09 December 2011

Bankruptcy: Taylor v. Official Assignee

A court ruling that $227,000 be repaid by a family trust following bankruptcy was reversed on appeal when the bankrupt argued that payments were not made fraudulently. The bankrupt said she had been suffering from depression and there was no intent to defraud creditors.
Auckland accountant Bronwyn Taylor set up a family trust in 2000 to protect the family home from business creditors. In what is normal commercial practice, the family home was transferred to the Trust and the value of her equity in the home was left as a loan owing by the Trust to her personally. This loan was not repayable until 2030, but interest could be demanded on the outstanding balance and the loan was immediately repayable if any interest was not paid. Further money was later lent to the Trust to finance the purchase of a replacement family property.
She was bankrupted in 2006. Two creditors claimed $207,700: the tax department $123,100 and her failed accounting business Bronwyn Taylor Accounting Services Ltd claiming about $84,600.
The High Court ordered her family trust to repay $227,000 of the outstanding loan to cover the amount claimed from Taylor by creditors plus an extra $20,000 to cover administrative costs of her bankruptcy.
Being under the impression that Taylor had no income from the date the family trust was set up, the High Court considered the act of transferring her home to the Trust as being a fraudulent scheme intended to cheat creditors.
In fact, household income at the time the Trust was established totalled some $200,000. For the first two years after the Trust was established all personal debts were able to be paid. Arrears began to accumulate after that period.
There was evidence that Taylor developed depression lasting several years following an acrimonious breakup with her business partner. During this time she did not keep proper business records and took money out of the business as and when needed, leaving creditors unpaid. Taylor’s depressive state was compounded by falling ill with hepatitis.

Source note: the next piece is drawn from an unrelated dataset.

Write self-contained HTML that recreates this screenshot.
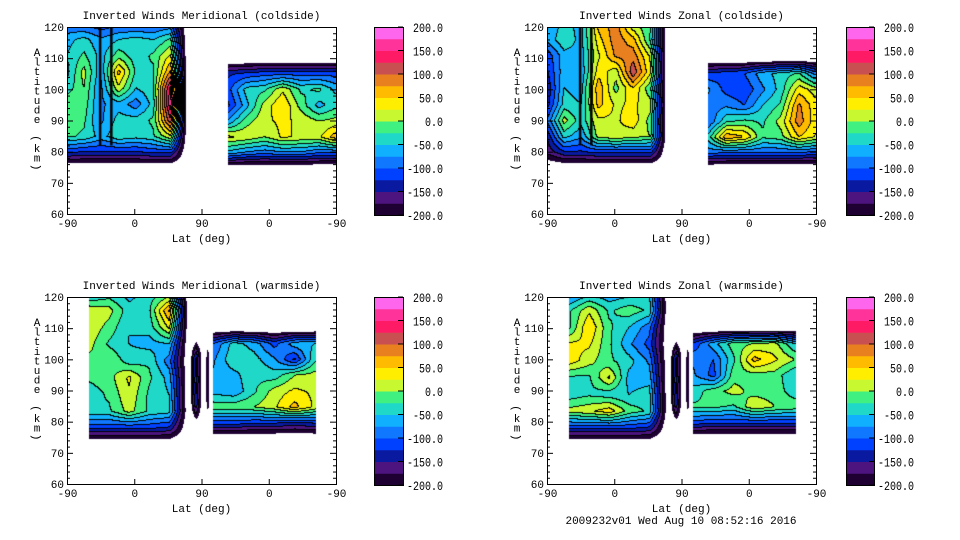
<!DOCTYPE html>
<html><head><meta charset="utf-8"><style>
body{margin:0;background:#fff;width:960px;height:540px;overflow:hidden;position:relative;font-family:"Liberation Mono",monospace;}
canvas{position:absolute;}
svg{position:absolute;left:0;top:0;}
</style></head><body>
<svg id="ov" width="960" height="540"></svg>
<script>
// ---- data ----
const bandColors=["#1e0033","#4d1480","#0a1aa0","#0040ff","#1078ff","#10b0ff","#20d8c8","#40f080","#c8f830","#ffee00","#ffbb00","#e88020","#c85050","#ff1a66","#ff3399","#ff66ee"];
const cbTicks=["200.0","150.0","100.0","50.0","0.0","-50.0","-100.0","-150.0","-200.0"];
const yTicks=[60,70,80,90,100,110,120];
const xTickLabels=["-90","0","90","0","-90"];
const titles=["Inverted Winds Meridional (coldside)","Inverted Winds Zonal (coldside)","Inverted Winds Meridional (warmside)","Inverted Winds Zonal (warmside)"];
const E=-240;
const p1A=[[-100,-110,-120,-110,-110,-110,-100,E],[-60,-40,-70,-50,-40,-50,-20,E],[-50,-20,-60,-10,-40,-20,30,E],[-60,10,-70,60,-30,-30,80,E],[-40,0,-80,20,-50,-30,160,E],[0,-10,-80,-60,-90,-40,170,E],[-10,-20,-80,-40,-40,-20,120,E],[-20,-30,-60,-30,-40,-30,20,E],[-120,-130,-130,-130,-130,-120,-120,E],[E,E,E,E,E,E,E,E]];
const p1B=[[E,E,E,E,E,E,E],[-130,-120,-110,-110,-110,-110,-110],[-110,-40,-30,20,-30,-20,-60],[-130,-60,10,50,-10,-60,-30],[-70,-10,20,30,20,0,10],[30,20,0,30,20,20,70],[-60,-80,-90,-80,-80,-100,-100],[E,E,E,E,E,E,E]];
const p2A=[[-80,-40,-60,60,90,0,-20,E],[-70,-30,-60,40,90,60,-30,E],[-120,-60,-60,20,80,90,20,E],[-130,-60,-70,40,10,120,30,E],[-150,-50,-60,70,-10,50,-20,E],[-140,-40,-50,60,20,30,10,E],[-100,10,-40,20,20,40,-10,E],[-150,-40,-70,10,20,10,0,E],[-170,-130,-130,-120,-120,-120,-120,E],[E,E,E,E,E,E,E,E]];
const p2B=[[E,E,E,E,E,E,E],[-120,-110,-100,-60,-40,-20,-90],[-70,-110,-120,-80,-40,40,10],[-90,-80,-100,-50,-20,80,30],[-100,-30,-20,-30,10,90,30],[-40,70,50,-20,-10,50,20],[-90,-100,-100,-100,-100,-100,-110],[E,E,E,E,E,E,E]];
const p3A=[[-60,-40,-60,-40,-20,E],[20,10,-40,-30,80,E],[20,-10,-50,-40,30,E],[10,-30,-50,-60,-50,E],[-10,0,-40,-30,-90,E],[-20,-10,30,-20,-60,E],[-40,-20,20,-30,-50,E],[-30,-30,10,-30,-40,E],[-120,-120,-120,-120,-130,E],[E,E,E,E,E,E]];
const p3C=[[E,E,E,E,E,E],[-100,-40,-60,-110,-60,-50],[-80,-30,-40,-70,-130,-30],[-70,-60,-30,-40,0,10],[-60,-70,-30,10,30,20],[-10,-10,0,20,60,20],[-110,-110,-120,-120,-130,-120],[E,E,E,E,E,E]];
const p4A=[[-90,-60,-70,-60,-50,E],[-30,20,-30,-10,-30,E],[-30,50,-20,-50,-90,E],[30,30,-20,-70,-110,E],[40,10,-20,-40,-80,E],[-30,-30,30,-60,-60,E],[-40,-30,-40,-50,-40,E],[10,20,40,-10,-30,E],[-120,-120,-120,-120,-130,E],[E,E,E,E,E,E]];
const p4C=[[E,E,E,E,E,E],[-120,-60,-10,0,10,-50],[-80,-100,-30,60,30,0],[-70,-110,-10,-10,-10,-50],[-40,-10,10,-10,-10,-40],[-20,-20,-30,20,0,-10],[-110,-120,-120,-120,-120,-120],[E,E,E,E,E,E]];
const ellA=[[E,E,E],[E,-120,E],[E,-110,E],[E,-130,E],[E,E,E]];
const ellB=[[E,E,E],[E,-185,E],[E,-180,E],[E,-185,E],[E,E,E]];
const panels=[
 {ox:0,oy:0,cbx:374,blocks:[{u0:0,u1:162,top:121,bot:74.5,g:p1A},{u0:216,u1:362,top:110,bot:74.5,g:p1B}],stripes:[[44,120,82],[59,120,82]]},
 {ox:480,oy:0,cbx:846,blocks:[{u0:0,u1:162,top:121,bot:74.5,g:p2A},{u0:216,u1:362,top:110,bot:74.5,g:p2B}],stripes:[[44,120,82],[59,120,82]]},
 {ox:0,oy:270,cbx:374,blocks:[{u0:30,u1:164,top:121,bot:72.5,g:p3A},{u0:163,u1:183,top:108,bot:78,g:ellA},{u0:182,u1:195,top:109,bot:78,g:ellB},{u0:196,u1:332,top:110,bot:74.5,g:p3C}],stripes:[]},
 {ox:480,oy:270,cbx:846,blocks:[{u0:30,u1:164,top:121,bot:72.5,g:p4A},{u0:163,u1:183,top:108,bot:78,g:ellA},{u0:182,u1:195,top:109,bot:78,g:ellB},{u0:196,u1:332,top:110,bot:74.5,g:p4C}],stripes:[]}
];
// ---- layout ----
const PL=67,PT=27,PW=269,PH=187;
const xs=u=>u/360*PW, ys=a=>(120-a)/60*PH;
const ov=document.getElementById('ov');
const NS='http://www.w3.org/2000/svg';
function mk(tag,attrs,txt){const e=document.createElementNS(NS,tag);for(const k in attrs)e.setAttribute(k,attrs[k]);if(txt!==undefined)e.textContent=txt;ov.appendChild(e);return e;}
function hex(c){return [parseInt(c.substr(1,2),16),parseInt(c.substr(3,2),16),parseInt(c.substr(5,2),16)];}
const rgb=bandColors.map(hex);
function band(v){if(v<-200)return -1;let b=Math.floor((v+200)/25);return Math.max(0,Math.min(15,b));}
panels.forEach((p,pi)=>{
 const cv=document.createElement('canvas');cv.width=PW;cv.height=PH;
 cv.style.left=(p.ox+PL)+'px';cv.style.top=(p.oy+PT)+'px';
 
 
 document.body.insertBefore(cv,ov);
 const ctx=cv.getContext('2d');const im=ctx.createImageData(PW,PH);
 const B=new Int16Array(PW*PH).fill(-1);
 p.blocks.forEach(bk=>{
  const x0=xs(bk.u0),x1=xs(bk.u1),y0=ys(bk.top),y1=ys(bk.bot);
  const g=bk.g,m=g.length,n=g[0].length;
  for(let y=Math.floor(y0);y<Math.ceil(y1);y++)for(let x=Math.floor(x0);x<Math.ceil(x1);x++){
   if(x<0||x>=PW||y<0||y>=PH)continue;
   const fx=Math.max(0,Math.min(n-1,(x+0.5-x0)/(x1-x0)*(n-1)));
   const fy=Math.max(0,Math.min(m-1,(y+0.5-y0)/(y1-y0)*(m-1)));
   const i=Math.min(n-2,Math.floor(fx)),j=Math.min(m-2,Math.floor(fy));
   const tx=fx-i,ty=fy-j;
   const v=g[j][i]*(1-tx)*(1-ty)+g[j][i+1]*tx*(1-ty)+g[j+1][i]*(1-tx)*ty+g[j+1][i+1]*tx*ty;
   const b=band(v);if(b>=0)B[y*PW+x]=b;
  }
 });
 for(let y=0;y<PH;y++)for(let x=0;x<PW;x++){
  const k=y*PW+x,b=B[k];let c=[255,255,255];
  if(b>=0){c=rgb[b];
   const r=x+1<PW?B[k+1]:-1,d=y+1<PH?B[k+PW]:-1;
   if((r>=0&&r!==b)||(d>=0&&d!==b))c=[0,0,0];}
  im.data[k*4]=c[0];im.data[k*4+1]=c[1];im.data[k*4+2]=c[2];im.data[k*4+3]=255;
 }
 ctx.putImageData(im,0,0);
 ctx.fillStyle='#000';
 p.stripes.forEach(s=>{ctx.fillRect(xs(s[0])-1,ys(s[1]),2.5,ys(s[2])-ys(s[1]));});
 // axes
 const L=p.ox+PL,T=p.oy+PT;
 mk('rect',{x:L+.5,y:T+.5,width:PW,height:PH,fill:'none',stroke:'#000','stroke-width':1,});
 for(let a=60;a<=120;a+=2){const y=T+.5+ys(a);const len=(a%10===0)?6:3;
  mk('line',{x1:L,y1:y,x2:L+len,y2:y,stroke:'#000'});mk('line',{x1:L+PW,y1:y,x2:L+PW-len,y2:y,stroke:'#000'});}
 yTicks.forEach(a=>{mk('text',{x:L-3,y:T+ys(a)+4,'font-size':11,'text-anchor':'end','font-family':'Liberation Mono,monospace',},String(a));});
 xTickLabels.forEach((t,i)=>{const x=L+.5+xs(i*90);
  mk('line',{x1:x,y1:T+PH,x2:x,y2:T+PH-5,stroke:'#000'});
  mk('text',{x:x,y:T+PH+13,'font-size':11,'text-anchor':'middle','font-family':'Liberation Mono,monospace',},t);});
 mk('text',{x:L+PW/2,y:T-8,'font-size':11,'text-anchor':'middle','font-family':'Liberation Mono,monospace',},titles[pi]);
 mk('text',{x:L+PW/2,y:T+PH+28,'font-size':11,'text-anchor':'middle','font-family':'Liberation Mono,monospace',},'Lat (deg)');
 "Altitude (km)".split('').forEach((ch,i)=>{if(ch===' ')return;
  const cy=p.oy+56+i*9.6;
  const e=mk('text',{x:p.ox+37,y:cy,'font-size':11,'text-anchor':'middle','font-family':'Liberation Mono,monospace',},ch);
  if(ch==='('||ch===')')e.setAttribute('transform','rotate(90 '+(p.ox+37)+' '+(cy-4)+')');});
 // colorbar
 const cbW=(pi%2===0)?29:28,cbT=p.oy+27,cbH=188,bh=cbH/16;
 bandColors.forEach((c,i)=>{mk('rect',{x:p.cbx,y:cbT+cbH-(i+1)*bh,width:cbW,height:bh+0.5,fill:c,});});
 mk('rect',{x:p.cbx+.5,y:cbT+.5,width:cbW,height:cbH,fill:'none',stroke:'#000',});
 cbTicks.forEach((t,i)=>{const y=cbT+i*cbH/8;
  mk('line',{x1:p.cbx+cbW-5,y1:y,x2:p.cbx+cbW,y2:y,stroke:'#000'});
  const xr=p.cbx+(pi%2===0?69:68);
  mk('text',{x:xr-t.length*6,y:y+5,'font-size':13,textLength:t.length*6,lengthAdjust:'spacingAndGlyphs','font-family':'Liberation Mono,monospace',},t);});
});
mk('text',{x:681,y:524,'font-size':11,'text-anchor':'middle','font-family':'Liberation Mono,monospace',},'2009232v01 Wed Aug 10 08:52:16 2016');
</script>
</body></html>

The Court of Appeal ruled the evidence did not amount to fraud. Her disturbed mental condition meant she did not focus on the practicalities of the business. And when the extent of debts due to the tax department became apparent Taylor presumed she would be able to negotiate a deal, though no deal ever eventuated.
While reversing the earlier court ruling that Taylor’s family trust pay $227,000 to the Official Assignee, the Court of Appeal pointed out that the Official Assignee could still recover some money for creditors by calling for interest to be paid on her loan to the Trust.